Kloses zweites WM-Endspiel

Die Mannschaft folgt Löw. "Das Schöne ist, dass sich kaum etwas verändert hat seit 2006, als er noch Zweiter war hinter Klinsmann", skizzierte Routinier Klose die Rolle des Bundestrainers. "Er hat schon immer mit den Spielern viel geredet. Er hat taktische Dinge reingebracht", sagte der Stürmer vor seinem zweiten WM-Endspiel nach 2002. Dazu kämen Löws Qualitäten, "dass er das ganze Team sieht, dass er immer wieder neue Sachen ins Training einbringt. Das hat er bisher immer sehr gut gemacht", betonte Klose.

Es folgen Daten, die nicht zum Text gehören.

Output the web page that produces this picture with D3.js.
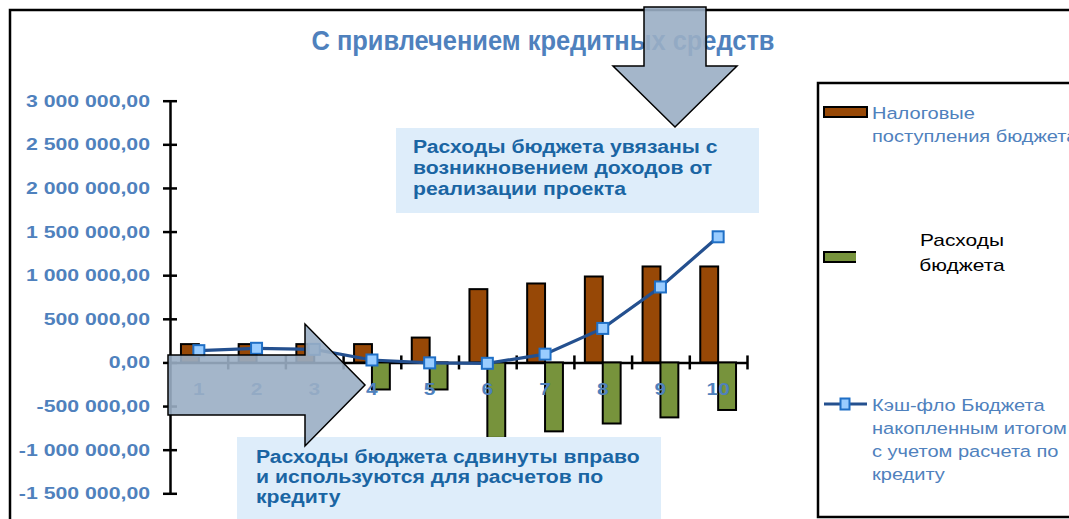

"Es ist einfach klasse", bemerkte Flick, der gegen Argentinien letztmals als Assistenztrainer auf der Bank sitzen wird und nach dem Turnier DFB-Sportdirektor wird, zum Zusammenwirken im engsten Führungszirkel der Nationalmannschaft. Löw ist bei einem Turnier im Tunnel, sein Weg erschließt sich nicht jedem. "Jeder soll seine eigene Meinung haben, es macht doch auch Spaß, über Fußball zu reden", sagte der Bundestrainer zu konträren Diskussionen. "Wir machen das intern nicht anders. Ich verfolge eine klare Linie und werde diese nicht der öffentlichen Meinung anpassen, nur um dieser Meinung zu entsprechen."

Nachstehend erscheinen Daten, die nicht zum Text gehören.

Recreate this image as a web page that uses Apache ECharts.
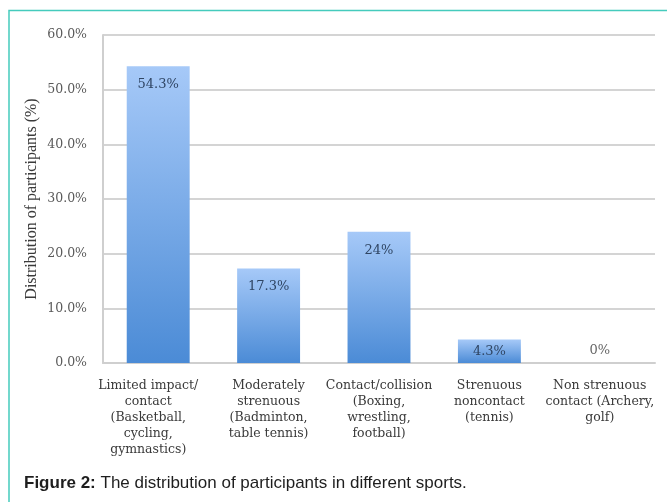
<!DOCTYPE html>
<html>
<head>
<meta charset="utf-8">
<script src="https://cdn.jsdelivr.net/npm/echarts@6/dist/echarts.min.js"></script>
<style>
html,body{margin:0;padding:0;background:#fff;}
#c{width:667px;height:502px;}
</style>
</head>
<body>
<div id="c"></div>
<script>
var categories = [
  "Limited impact/\ncontact\n(Basketball,\ncycling,\ngymnastics)",
  "Moderately\nstrenuous\n(Badminton,\ntable tennis)",
  "Contact/collision\n(Boxing,\nwrestling,\nfootball)",
  "Strenuous\nnoncontact\n(tennis)",
  "Non strenuous\ncontact (Archery,\ngolf)"
];
var values = [54.3, 17.3, 24, 4.3, 0];
var valueLabels = ["54.3%", "17.3%", "24%", "4.3%", "0%"];
var yTicks = [0, 10, 20, 30, 40, 50, 60];

var serif = "'Liberation Serif', 'DejaVu Serif', serif";
var wideSerif = "'DejaVu Serif', 'Liberation Serif', serif";
var chart = echarts.init(document.getElementById('c'), null, {renderer: 'canvas'});

var data = values.map(function (v, i) {
  var d = {value: v};
  if (i === 3) d.label = {position: 'inside', distance: 0};
  if (i === 4) d.label = {position: 'top', distance: 6, color: '#666666'};
  return d;
});

var catData = categories.map(function (c, i) {
  var d = {value: c};
  if (i === 0) d.textStyle = {padding: [0, 20, 0, 0]};
  return d;
});

chart.setOption({
  backgroundColor: '#ffffff',
  animation: false,
  grid: {left: 103, right: 12, top: 35, bottom: 139, containLabel: false},
  graphic: [{
    type: 'rect',
    shape: {x: 9, y: 10.5, width: 720, height: 560},
    style: {fill: 'none', stroke: '#45cbbd', lineWidth: 1.5},
    silent: true,
    z: -10
  }],
  title: {
    text: '{b|Figure 2:} The distribution of participants in different sports.',
    left: 24,
    top: 475,
    padding: 0,
    textStyle: {
      fontFamily: "'Liberation Sans', Arial, sans-serif",
      fontSize: 17,
      fontWeight: 'normal',
      color: '#1e1e1e',
      rich: {
        b: {fontFamily: "'Liberation Sans', Arial, sans-serif", fontSize: 17, fontWeight: 'bold', color: '#1e1e1e'}
      }
    }
  },
  xAxis: {
    type: 'category',
    data: catData,
    axisTick: {show: false},
    axisLine: {show: true, lineStyle: {color: '#cfcfcf', width: 2}},
    axisLabel: {
      interval: 0,
      margin: 15,
      fontFamily: wideSerif,
      fontSize: 12.5,
      lineHeight: 16,
      color: '#3a3a3a'
    }
  },
  yAxis: {
    type: 'value',
    min: 0,
    max: 60,
    interval: 10,
    name: 'Distribution of participants (%)',
    nameLocation: 'middle',
    nameRotate: 90,
    nameGap: 63,
    nameMoveOverlap: false,
    nameTextStyle: {fontFamily: serif, fontSize: 16, color: '#3a3a3a'},
    axisLine: {show: true, lineStyle: {color: '#cfcfcf', width: 2}},
    axisTick: {show: false},
    splitLine: {lineStyle: {color: '#d4d4d4', width: 2}},
    axisLabel: {
      margin: 16,
      fontFamily: wideSerif,
      fontSize: 12.5,
      color: '#595959',
      formatter: function (v) { return yTicks.indexOf(v) >= 0 ? v.toFixed(1) + '%' : ''; }
    }
  },
  series: [{
    type: 'bar',
    data: data,
    barWidth: '57%',
    itemStyle: {
      color: new echarts.graphic.LinearGradient(0, 0, 0, 1, [
        {offset: 0, color: '#a6c9f8'},
        {offset: 1, color: '#4b8bd6'}
      ])
    },
    label: {
      show: true,
      position: 'insideTop',
      distance: 12,
      fontFamily: wideSerif,
      fontSize: 13,
      color: '#2f4563',
      formatter: function (p) { return valueLabels[p.dataIndex]; }
    }
  }]
});
</script>
</body>
</html>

In der Weltspitze etabliert

Ohne Frage hat Klinsmann ehemaliger Assistent das deutsche Nationalteam wieder fest und kontinuierlich in der Weltspitze etabliert. Löw sieht die Chance zum ganz großen Coup 2014 vor allem auch als Erfolg seiner beharrlich verfolgten Linie. "Irgendwie haben wir es uns erarbeitet, dass wir immer drangeblieben sind, dass wir eine gute Vorbereitung hatten, dass wir viel investiert haben. Und dass wir natürlich auch sehr gute Spieler haben", sagte der zehnte Bundestrainer der DFB-Historie.